+++ Data block

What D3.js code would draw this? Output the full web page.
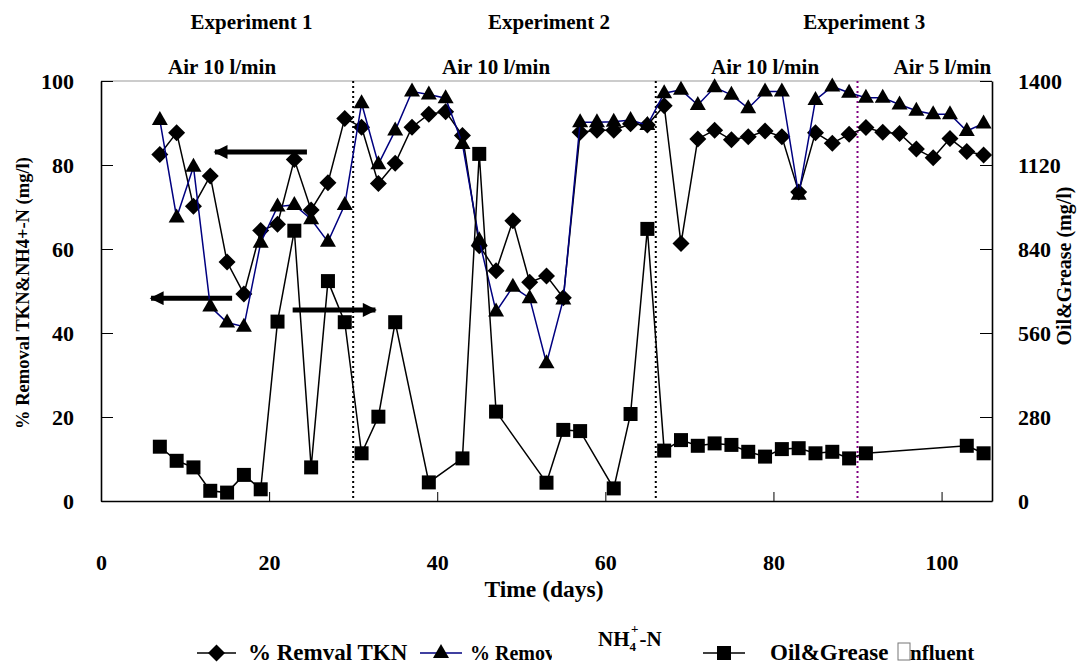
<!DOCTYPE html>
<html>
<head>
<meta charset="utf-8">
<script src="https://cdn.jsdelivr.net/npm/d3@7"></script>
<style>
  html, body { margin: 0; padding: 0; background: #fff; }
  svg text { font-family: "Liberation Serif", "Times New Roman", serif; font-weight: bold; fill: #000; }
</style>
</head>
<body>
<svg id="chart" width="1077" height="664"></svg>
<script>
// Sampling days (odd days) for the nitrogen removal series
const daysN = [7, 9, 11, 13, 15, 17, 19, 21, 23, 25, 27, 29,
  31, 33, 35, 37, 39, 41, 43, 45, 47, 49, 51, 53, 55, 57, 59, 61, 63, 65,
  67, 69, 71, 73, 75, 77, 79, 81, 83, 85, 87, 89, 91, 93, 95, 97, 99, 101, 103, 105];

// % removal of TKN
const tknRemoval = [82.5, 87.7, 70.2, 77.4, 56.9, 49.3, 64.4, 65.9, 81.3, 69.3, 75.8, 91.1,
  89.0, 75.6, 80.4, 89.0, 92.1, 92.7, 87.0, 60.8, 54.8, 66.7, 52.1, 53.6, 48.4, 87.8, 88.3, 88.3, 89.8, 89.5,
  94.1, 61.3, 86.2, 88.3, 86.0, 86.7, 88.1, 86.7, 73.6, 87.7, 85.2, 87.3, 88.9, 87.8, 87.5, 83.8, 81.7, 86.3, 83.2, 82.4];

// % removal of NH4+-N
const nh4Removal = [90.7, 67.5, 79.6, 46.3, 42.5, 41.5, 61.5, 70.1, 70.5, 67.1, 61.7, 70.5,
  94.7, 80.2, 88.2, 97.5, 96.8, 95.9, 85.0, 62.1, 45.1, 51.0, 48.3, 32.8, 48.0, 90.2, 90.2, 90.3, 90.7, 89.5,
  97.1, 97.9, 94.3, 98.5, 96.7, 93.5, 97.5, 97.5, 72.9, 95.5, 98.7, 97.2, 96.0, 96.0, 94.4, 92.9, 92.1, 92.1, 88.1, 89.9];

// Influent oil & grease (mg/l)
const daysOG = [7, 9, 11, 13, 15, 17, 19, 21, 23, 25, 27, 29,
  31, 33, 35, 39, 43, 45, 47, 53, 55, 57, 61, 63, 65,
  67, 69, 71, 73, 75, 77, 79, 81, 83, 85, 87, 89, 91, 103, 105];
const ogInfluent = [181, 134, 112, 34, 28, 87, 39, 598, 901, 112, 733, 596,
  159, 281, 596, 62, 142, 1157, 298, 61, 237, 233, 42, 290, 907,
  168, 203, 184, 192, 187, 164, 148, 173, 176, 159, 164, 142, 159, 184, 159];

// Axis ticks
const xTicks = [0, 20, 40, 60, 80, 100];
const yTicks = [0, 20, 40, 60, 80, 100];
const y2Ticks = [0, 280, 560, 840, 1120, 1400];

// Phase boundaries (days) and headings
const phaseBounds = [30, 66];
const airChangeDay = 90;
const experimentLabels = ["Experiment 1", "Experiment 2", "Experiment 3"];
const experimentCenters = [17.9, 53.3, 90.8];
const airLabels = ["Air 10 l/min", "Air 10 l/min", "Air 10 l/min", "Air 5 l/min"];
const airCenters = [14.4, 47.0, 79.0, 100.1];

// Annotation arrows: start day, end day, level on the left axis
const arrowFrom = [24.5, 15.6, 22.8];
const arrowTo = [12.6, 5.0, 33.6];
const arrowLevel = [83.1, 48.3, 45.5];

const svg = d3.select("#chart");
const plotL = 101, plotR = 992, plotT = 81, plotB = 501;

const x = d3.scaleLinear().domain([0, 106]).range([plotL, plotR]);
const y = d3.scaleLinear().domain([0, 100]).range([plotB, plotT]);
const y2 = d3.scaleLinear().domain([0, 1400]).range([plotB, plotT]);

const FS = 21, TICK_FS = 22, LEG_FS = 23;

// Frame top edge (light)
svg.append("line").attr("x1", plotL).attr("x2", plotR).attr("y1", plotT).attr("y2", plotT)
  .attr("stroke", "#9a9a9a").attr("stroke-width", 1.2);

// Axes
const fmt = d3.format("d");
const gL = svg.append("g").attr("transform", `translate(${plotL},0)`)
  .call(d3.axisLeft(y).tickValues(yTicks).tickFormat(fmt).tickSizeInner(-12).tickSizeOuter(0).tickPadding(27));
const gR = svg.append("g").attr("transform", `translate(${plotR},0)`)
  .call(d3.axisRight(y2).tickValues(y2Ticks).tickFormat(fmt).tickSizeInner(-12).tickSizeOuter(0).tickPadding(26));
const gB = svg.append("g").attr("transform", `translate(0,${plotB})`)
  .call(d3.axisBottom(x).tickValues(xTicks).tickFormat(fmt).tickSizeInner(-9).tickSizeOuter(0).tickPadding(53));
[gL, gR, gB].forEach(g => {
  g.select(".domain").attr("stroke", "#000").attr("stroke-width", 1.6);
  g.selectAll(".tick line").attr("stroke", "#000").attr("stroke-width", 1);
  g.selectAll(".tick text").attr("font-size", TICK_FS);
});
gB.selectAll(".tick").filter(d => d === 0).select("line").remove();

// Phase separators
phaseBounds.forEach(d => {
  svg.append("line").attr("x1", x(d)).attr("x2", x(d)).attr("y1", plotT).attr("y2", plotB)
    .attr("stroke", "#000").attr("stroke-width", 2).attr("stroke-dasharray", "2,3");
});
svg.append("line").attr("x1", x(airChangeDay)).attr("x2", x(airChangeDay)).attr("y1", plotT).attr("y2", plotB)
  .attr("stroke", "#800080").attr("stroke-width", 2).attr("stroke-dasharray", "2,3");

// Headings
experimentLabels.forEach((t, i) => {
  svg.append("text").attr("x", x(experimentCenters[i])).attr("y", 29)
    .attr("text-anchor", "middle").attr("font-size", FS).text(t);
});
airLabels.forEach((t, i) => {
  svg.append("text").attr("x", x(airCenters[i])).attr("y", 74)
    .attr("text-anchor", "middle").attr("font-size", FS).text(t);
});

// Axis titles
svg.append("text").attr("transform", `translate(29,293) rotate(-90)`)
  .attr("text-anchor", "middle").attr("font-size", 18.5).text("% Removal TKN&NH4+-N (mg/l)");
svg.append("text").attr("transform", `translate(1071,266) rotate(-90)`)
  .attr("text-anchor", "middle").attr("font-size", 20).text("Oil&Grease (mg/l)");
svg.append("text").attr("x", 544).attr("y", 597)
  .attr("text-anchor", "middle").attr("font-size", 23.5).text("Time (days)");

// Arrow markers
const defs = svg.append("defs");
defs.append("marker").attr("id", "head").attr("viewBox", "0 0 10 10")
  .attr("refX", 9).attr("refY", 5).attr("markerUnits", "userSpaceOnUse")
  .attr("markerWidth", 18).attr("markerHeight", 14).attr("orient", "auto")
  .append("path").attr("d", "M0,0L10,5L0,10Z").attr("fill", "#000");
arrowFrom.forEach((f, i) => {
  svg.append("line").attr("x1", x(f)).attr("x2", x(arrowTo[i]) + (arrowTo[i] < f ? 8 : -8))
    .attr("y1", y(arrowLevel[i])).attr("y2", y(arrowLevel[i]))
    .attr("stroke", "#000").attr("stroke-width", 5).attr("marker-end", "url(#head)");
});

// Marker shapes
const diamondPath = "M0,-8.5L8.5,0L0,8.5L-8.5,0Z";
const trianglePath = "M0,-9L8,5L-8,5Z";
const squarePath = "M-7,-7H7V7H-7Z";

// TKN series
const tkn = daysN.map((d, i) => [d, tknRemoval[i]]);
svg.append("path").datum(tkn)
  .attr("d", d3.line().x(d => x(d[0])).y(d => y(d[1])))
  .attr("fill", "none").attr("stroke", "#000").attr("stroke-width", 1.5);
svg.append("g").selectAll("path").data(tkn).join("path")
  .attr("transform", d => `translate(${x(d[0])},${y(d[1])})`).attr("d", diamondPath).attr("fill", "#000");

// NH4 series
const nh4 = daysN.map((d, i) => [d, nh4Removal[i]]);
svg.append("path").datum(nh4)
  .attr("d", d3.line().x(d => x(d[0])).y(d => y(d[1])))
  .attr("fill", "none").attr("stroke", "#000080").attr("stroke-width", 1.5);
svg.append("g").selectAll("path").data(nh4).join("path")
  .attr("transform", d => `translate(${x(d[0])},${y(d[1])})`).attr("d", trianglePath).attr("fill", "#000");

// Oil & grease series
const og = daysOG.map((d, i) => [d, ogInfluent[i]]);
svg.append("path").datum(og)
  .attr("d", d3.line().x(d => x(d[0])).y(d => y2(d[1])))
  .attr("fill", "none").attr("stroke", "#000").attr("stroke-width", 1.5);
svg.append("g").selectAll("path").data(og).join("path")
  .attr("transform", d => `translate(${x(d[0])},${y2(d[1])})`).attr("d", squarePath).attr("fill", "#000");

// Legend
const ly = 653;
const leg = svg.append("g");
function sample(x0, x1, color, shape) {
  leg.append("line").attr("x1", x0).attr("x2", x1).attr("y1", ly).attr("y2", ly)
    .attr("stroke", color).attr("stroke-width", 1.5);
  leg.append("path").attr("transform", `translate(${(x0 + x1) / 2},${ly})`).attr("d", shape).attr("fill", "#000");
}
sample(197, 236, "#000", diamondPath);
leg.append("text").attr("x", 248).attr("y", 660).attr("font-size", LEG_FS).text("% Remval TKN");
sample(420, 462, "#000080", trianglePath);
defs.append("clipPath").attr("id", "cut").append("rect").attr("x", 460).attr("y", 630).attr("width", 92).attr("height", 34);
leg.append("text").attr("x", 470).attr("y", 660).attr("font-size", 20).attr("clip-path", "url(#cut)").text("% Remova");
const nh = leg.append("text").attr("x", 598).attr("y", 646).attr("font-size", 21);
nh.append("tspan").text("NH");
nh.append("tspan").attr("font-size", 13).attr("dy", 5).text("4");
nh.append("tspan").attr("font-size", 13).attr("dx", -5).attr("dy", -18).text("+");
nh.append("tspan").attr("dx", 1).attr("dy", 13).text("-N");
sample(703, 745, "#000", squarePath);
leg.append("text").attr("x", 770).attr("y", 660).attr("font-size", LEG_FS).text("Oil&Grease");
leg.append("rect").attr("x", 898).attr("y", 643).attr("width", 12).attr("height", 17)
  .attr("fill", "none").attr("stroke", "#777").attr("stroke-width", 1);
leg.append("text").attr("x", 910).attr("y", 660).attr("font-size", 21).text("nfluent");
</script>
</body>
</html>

++++++

What you need to do » Give again exactly the lines running from the beginning of the material above through the line that contains "92.1, 88.1, 89.9];", and leave out every picture.

Worked answer »
What D3.js code would draw this? Output the full web page.
<!DOCTYPE html>
<html>
<head>
<meta charset="utf-8">
<script src="https://cdn.jsdelivr.net/npm/d3@7"></script>
<style>
  html, body { margin: 0; padding: 0; background: #fff; }
  svg text { font-family: "Liberation Serif", "Times New Roman", serif; font-weight: bold; fill: #000; }
</style>
</head>
<body>
<svg id="chart" width="1077" height="664"></svg>
<script>
// Sampling days (odd days) for the nitrogen removal series
const daysN = [7, 9, 11, 13, 15, 17, 19, 21, 23, 25, 27, 29,
  31, 33, 35, 37, 39, 41, 43, 45, 47, 49, 51, 53, 55, 57, 59, 61, 63, 65,
  67, 69, 71, 73, 75, 77, 79, 81, 83, 85, 87, 89, 91, 93, 95, 97, 99, 101, 103, 105];

// % removal of TKN
const tknRemoval = [82.5, 87.7, 70.2, 77.4, 56.9, 49.3, 64.4, 65.9, 81.3, 69.3, 75.8, 91.1,
  89.0, 75.6, 80.4, 89.0, 92.1, 92.7, 87.0, 60.8, 54.8, 66.7, 52.1, 53.6, 48.4, 87.8, 88.3, 88.3, 89.8, 89.5,
  94.1, 61.3, 86.2, 88.3, 86.0, 86.7, 88.1, 86.7, 73.6, 87.7, 85.2, 87.3, 88.9, 87.8, 87.5, 83.8, 81.7, 86.3, 83.2, 82.4];

// % removal of NH4+-N
const nh4Removal = [90.7, 67.5, 79.6, 46.3, 42.5, 41.5, 61.5, 70.1, 70.5, 67.1, 61.7, 70.5,
  94.7, 80.2, 88.2, 97.5, 96.8, 95.9, 85.0, 62.1, 45.1, 51.0, 48.3, 32.8, 48.0, 90.2, 90.2, 90.3, 90.7, 89.5,
  97.1, 97.9, 94.3, 98.5, 96.7, 93.5, 97.5, 97.5, 72.9, 95.5, 98.7, 97.2, 96.0, 96.0, 94.4, 92.9, 92.1, 92.1, 88.1, 89.9];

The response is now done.